RAW DATA
------

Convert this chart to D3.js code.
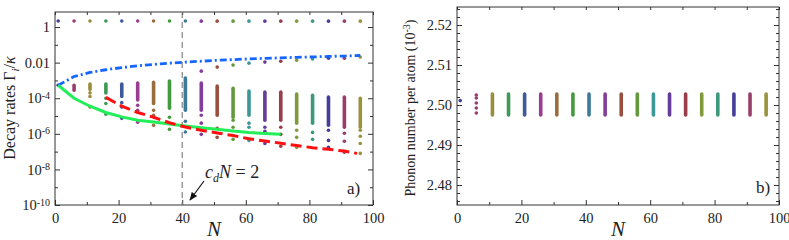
<!DOCTYPE html>
<html>
<head>
<meta charset="utf-8">
<script src="https://cdn.jsdelivr.net/npm/d3@7"></script>
<style>
  body { margin: 0; background: #fff; }
  svg text { font-family: "Liberation Serif", "Times New Roman", serif; fill: #222; }
</style>
</head>
<body>
<svg id="chart" width="789" height="240"></svg>
<script>
// system sizes N (both panels)
const Ns = [1, 6, 11, 16, 21, 26, 31, 36, 41, 46, 51, 56, 61, 66, 71, 76, 81, 86, 91, 96];
// one colour per N (Mathematica default cycle)
const nColors = ["#3f3d99", "#993d71", "#998c3d", "#3d9956", "#3d5a99", "#993d90", "#996d3d",
  "#43993d", "#3d7999", "#843d99", "#994e3d", "#62993d", "#3d9799", "#653d99", "#993d4b",
  "#81993d", "#3d997c", "#463d99", "#993d6a", "#99933d"];

// panel a: decay rates, stored as log10 exponents
const topExp = [0.34, 0.34, 0.34, 0.34, 0.34, 0.34, 0.34, 0.34, 0.34, 0.33, 0.33, 0.33, 0.33, 0.33, 0.33, 0.33, 0.33, 0.33, 0.33, 0.33];
const barTopExp = [null, -3.27, -3.2, -3.2, -3.21, -3.15, -3.1, -3.04, -2.87, -3.15, -3.32, -3.44, -3.6, -3.66, -3.66, -3.77, -3.83, -3.94, -3.94, -4.0];
const barBottomExp = [null, -3.55, -3.5, -3.7, -3.9, -4.1, -4.3, -4.56, -4.68, -4.68, -4.96, -5.07, -4.96, -5.24, -5.24, -5.4, -5.4, -5.52, -5.63, -5.63];
const extraExp = [
  [-3.27], [], [-3.7, -3.9, -4.5], [-4.0, -4.3, -4.9], [-4.25, -4.5, -5.13],
  [-4.4, -4.68, -5.35], [-4.68, -4.96, -5.52], [-5.07, -5.75], [-5.3, -5.9],
  [-2.48, -4.96, -5.4, -6.03], [-2.25, -5.69, -6.2], [-2.14, -5.24, -5.63, -6.31],
  [-2.03, -5.4, -5.63, -6.37], [-1.97, -5.63, -5.86, -6.54], [-1.92, -5.63, -6.03, -6.7],
  [-1.86, -5.8, -6.2, -6.76], [-1.8, -5.92, -6.31], [-1.75, -5.8, -6.37, -6.76],
  [-1.75, -5.97, -6.42, -7.04], [-1.69, -5.8, -6.14, -6.54, -7.1]
];
const blueExp = [-3.27, -2.78, -2.55, -2.4, -2.28, -2.18, -2.1, -2.03, -1.97, -1.92, -1.87, -1.83, -1.79, -1.76, -1.73, -1.7, -1.68, -1.65, -1.63, -1.6];
const greenN = [1, 6, 11, 16, 21, 26, 31, 36, 41, 46, 51, 56, 61, 66, 71];
const greenExp = [-3.27, -4.0, -4.45, -4.8, -5.05, -5.24, -5.33, -5.45, -5.56, -5.66, -5.75, -5.84, -5.92, -5.98, -6.03];
const redN = [16, 21, 26, 31, 36, 41, 46, 51, 56, 61, 66, 71, 76, 81, 86, 91, 95];
const redExp = [-3.95, -4.45, -4.8, -5.07, -5.38, -5.62, -5.8, -5.95, -6.1, -6.28, -6.4, -6.53, -6.66, -6.78, -6.87, -6.97, -7.1];

// panel b: phonon number per atom (1e-3)
const phononN1 = 2.5011;
const phononN6 = [2.5025, 2.50175, 2.5005, 2.49925, 2.498];
const phononTop = 2.50275;
const phononBottom = 2.4975;

const xTicks = [0, 20, 40, 60, 80, 100];
const xMinor = [10, 30, 50, 70, 90];
const yaTicks = [1, 1e-2, 1e-4, 1e-6, 1e-8, 1e-10];
const yaMinor = [1e-1, 1e-3, 1e-5, 1e-7, 1e-9];
const yaLabels = [["1", ""], ["0.01", ""], ["10", "-4"], ["10", "-6"], ["10", "-8"], ["10", "-10"]];
const ybTicks = [2.48, 2.49, 2.50, 2.51, 2.52];
const ybMinor = [2.476, 2.478, 2.482, 2.484, 2.486, 2.488, 2.492, 2.494, 2.496, 2.498,
  2.502, 2.504, 2.506, 2.508, 2.512, 2.514, 2.516, 2.518, 2.522, 2.524];

const serif = '"Liberation Serif", "Times New Roman", serif';
const svg = d3.select("#chart").attr("font-family", serif);

const xa = d3.scaleLinear().domain([0, 100]).range([55, 373]);
const ya = d3.scaleLog().domain([1e-10, 7]).range([205, 12]);
const xb = d3.scaleLinear().domain([0, 100]).range([457, 779]);
const yb = d3.scaleLinear().domain([2.475, 2.5245]).range([205, 7]);

function frameAxes(x, y, yMajor, yMinorVals, fontSize) {
  const [x0, x1] = x.range();
  const [y0, y1] = y.range();
  const g = svg.append("g");
  const bottom = g.append("g").attr("transform", `translate(0,${y0})`)
    .call(d3.axisBottom(x).tickValues(xTicks).tickSize(-5).tickPadding(8).tickFormat(d3.format("d")));
  bottom.selectAll("text").style("font-size", fontSize + "px");
  g.append("g").attr("transform", `translate(0,${y0})`)
    .call(d3.axisBottom(x).tickValues(xMinor).tickSize(-3).tickFormat(""));
  g.append("g").attr("transform", `translate(0,${y1})`)
    .call(d3.axisTop(x).tickValues(xTicks.concat(xMinor)).tickSize(-3).tickFormat(""));
  const left = g.append("g").attr("transform", `translate(${x0},0)`)
    .call(d3.axisLeft(y).tickValues(yMajor).tickSize(-5).tickPadding(5));
  g.append("g").attr("transform", `translate(${x0},0)`)
    .call(d3.axisLeft(y).tickValues(yMinorVals).tickSize(-3).tickFormat(""));
  g.append("g").attr("transform", `translate(${x1},0)`)
    .call(d3.axisRight(y).tickValues(yMajor).tickSize(-5).tickFormat(""));
  g.append("g").attr("transform", `translate(${x1},0)`)
    .call(d3.axisRight(y).tickValues(yMinorVals).tickSize(-3).tickFormat(""));
  g.selectAll("g").attr("font-family", serif);
  g.selectAll("text").attr("fill", "#222").style("font-family", serif);
  g.selectAll(".domain").remove();
  g.selectAll(".tick line").attr("stroke", "#333");
  g.append("rect").attr("x", x0).attr("y", y1).attr("width", x1 - x0).attr("height", y0 - y1)
    .attr("fill", "none").attr("stroke", "#333").attr("stroke-width", 1);
  return left;
}

// ---- panel a ----
const leftA = frameAxes(xa, ya, yaTicks, yaMinor, 14.5);
leftA.selectAll("text").each(function(d, i) {
  const t = d3.select(this).text("").style("font-size", "14.5px");
  t.append("tspan").text(yaLabels[i][0]);
  if (yaLabels[i][1]) {
    t.append("tspan").attr("dy", "-0.45em").style("font-size", "10px").text(yaLabels[i][1]);
  }
});

// dashed marker at c_d N = 2
svg.append("line").attr("x1", xa(40)).attr("x2", xa(40)).attr("y1", ya.range()[1]).attr("y2", ya.range()[0])
  .attr("stroke", "#777").attr("stroke-dasharray", "6,4").attr("stroke-width", 1.1);

const pa = svg.append("g");
Ns.forEach((n, i) => {
  const c = nColors[i];
  if (barTopExp[i] !== null) {
    pa.append("line").attr("x1", xa(n)).attr("x2", xa(n))
      .attr("y1", ya(Math.pow(10, barTopExp[i]))).attr("y2", ya(Math.pow(10, barBottomExp[i])))
      .attr("stroke", c).attr("stroke-width", 3.6).attr("stroke-linecap", "round");
  }
  pa.append("circle").attr("cx", xa(n)).attr("cy", ya(Math.pow(10, topExp[i]))).attr("r", 1.8).attr("fill", c);
  extraExp[i].forEach(e => {
    pa.append("circle").attr("cx", xa(n)).attr("cy", ya(Math.pow(10, e))).attr("r", 1.8).attr("fill", c);
  });
});

const lineA = d3.line().x(d => xa(d[0])).y(d => ya(Math.pow(10, d[1])));
svg.append("path").datum(Ns.map((n, i) => [n, blueExp[i]])).attr("d", lineA)
  .attr("fill", "none").attr("stroke", "#1565ff").attr("stroke-width", 2.8).attr("stroke-dasharray", "7,3,2,3");
svg.append("path").datum(greenN.map((n, i) => [n, greenExp[i]])).attr("d", lineA)
  .attr("fill", "none").attr("stroke", "#22ee5a").attr("stroke-width", 3);
svg.append("path").datum(redN.map((n, i) => [n, redExp[i]])).attr("d", lineA)
  .attr("fill", "none").attr("stroke", "#ff1010").attr("stroke-width", 3).attr("stroke-dasharray", "11,5");

// annotation
const ann = svg.append("text").attr("x", 205).attr("y", 178).style("font-size", "18px");
ann.append("tspan").style("font-style", "italic").text("c");
ann.append("tspan").attr("dy", 4).style("font-size", "12px").style("font-style", "italic").text("d");
ann.append("tspan").attr("dy", -4).style("font-style", "italic").text("N");
ann.append("tspan").text(" = 2");
svg.append("defs").append("marker").attr("id", "arr").attr("viewBox", "0 0 10 10")
  .attr("refX", 9).attr("refY", 5).attr("markerWidth", 7).attr("markerHeight", 7).attr("orient", "auto")
  .append("path").attr("d", "M0,1 L10,5 L0,9 Z").attr("fill", "#111");
svg.append("line").attr("x1", 204).attr("y1", 181).attr("x2", 190).attr("y2", 200)
  .attr("stroke", "#111").attr("stroke-width", 1.2).attr("marker-end", "url(#arr)");

svg.append("text").attr("x", 347).attr("y", 194).style("font-size", "17px").text("a)");

const yTitleA = svg.append("text").attr("transform", "translate(15,108) rotate(-90)")
  .attr("text-anchor", "middle").style("font-size", "16px");
yTitleA.append("tspan").text("Decay rates \u0393");
yTitleA.append("tspan").attr("dy", 4).style("font-size", "11px").style("font-style", "italic").text("i");
yTitleA.append("tspan").attr("dy", -4).text("/");
yTitleA.append("tspan").style("font-style", "italic").text("\u03ba");

svg.append("text").attr("x", xa(50)).attr("y", 236).attr("text-anchor", "middle")
  .style("font-size", "21px").style("font-style", "italic").text("N");

// ---- panel b ----
const leftB = frameAxes(xb, yb, ybTicks, ybMinor, 14.5);
leftB.selectAll("text").text(d => d3.format(".2f")(d)).style("font-size", "14.5px");

const pb = svg.append("g");
Ns.forEach((n, i) => {
  const c = nColors[i];
  if (n === 1) {
    pb.append("circle").attr("cx", xb(n)).attr("cy", yb(phononN1)).attr("r", 1.8).attr("fill", c);
  } else if (n === 6) {
    phononN6.forEach(v => pb.append("circle").attr("cx", xb(n)).attr("cy", yb(v)).attr("r", 1.8).attr("fill", c));
  } else {
    pb.append("line").attr("x1", xb(n)).attr("x2", xb(n)).attr("y1", yb(phononTop)).attr("y2", yb(phononBottom))
      .attr("stroke", c).attr("stroke-width", 3.6).attr("stroke-linecap", "round");
  }
});

svg.append("text").attr("x", 756).attr("y", 193).style("font-size", "17px").text("b)");

const yTitleB = svg.append("text").attr("transform", "translate(415,108) rotate(-90)")
  .attr("text-anchor", "middle").style("font-size", "14px");
yTitleB.append("tspan").text("Phonon number per atom (10");
yTitleB.append("tspan").attr("dy", -5).style("font-size", "10px").text("-3");
yTitleB.append("tspan").attr("dy", 5).text(")");

svg.append("text").attr("x", xb(50)).attr("y", 236).attr("text-anchor", "middle")
  .style("font-size", "21px").style("font-style", "italic").text("N");
</script>
</body>
</html>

------

WHAT YOU HAVE TO DO
Copy down every line of the material above that includes the string "this".

OUTPUT
Convert this chart to D3.js code.
  const t = d3.select(this).text("").style("font-size", "14.5px");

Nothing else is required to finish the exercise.